Expect sharper deals — but read the small print
As vendors compete, you’ll see discounted seats, credits and training bundled in. Welcome it, but protect yourself. Ask for clear service levels, response times and uptime. Confirm where data is stored, how long it’s kept, and who can access it. Make sure you can export your prompts, documents and chat histories in a usable format if you switch later.

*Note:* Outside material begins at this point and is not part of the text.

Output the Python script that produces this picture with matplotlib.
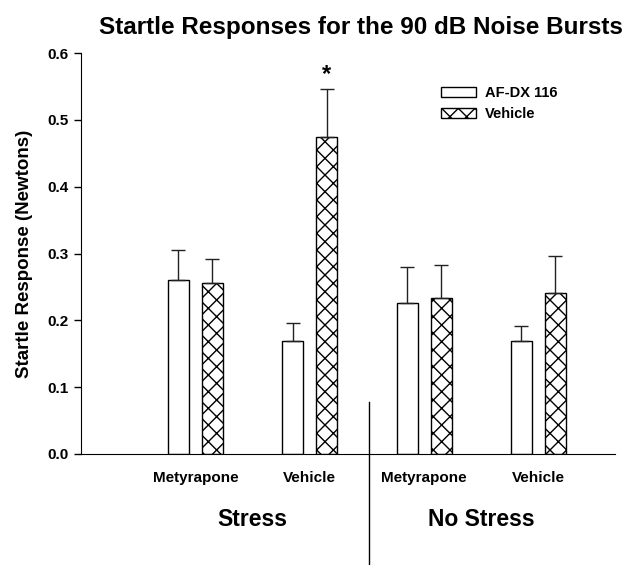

Run a practical pilot, not a demo
Pick three real tasks: for example, draft a client email, summarise a report and build a social post with an image. Time the steps before and after. Check the tone, accuracy and how much editing was needed. Involve the people who’ll actually use the tool and capture their feedback in one page. If it doesn’t beat your current process, don’t buy it because it’s cheap.
Avoid silent lock-in
Lock-in isn’t only contracts. It’s templates, workflows and muscle memory. Reduce risk by keeping a second option available and writing your prompts in plain language you can move elsewhere. If you build the tool into a product or service, document a fallback so a model change doesn’t break delivery.
Budget for the whole cost, not just licences
Plan time for onboarding, training, prompt libraries, governance and basic security checks. Add a small allowance for monthly tuning of prompts and dashboards. Those hours matter more to outcomes than shaving pennies off a seat price.
Three takeaways
Pilot with purpose: define success, test on real tasks, and decide with evidence.
Buy portable: insist on data export, clear SLAs and fair exit terms.
Stay flexible: keep a backup tool and review quarterly so one change doesn’t stall your work.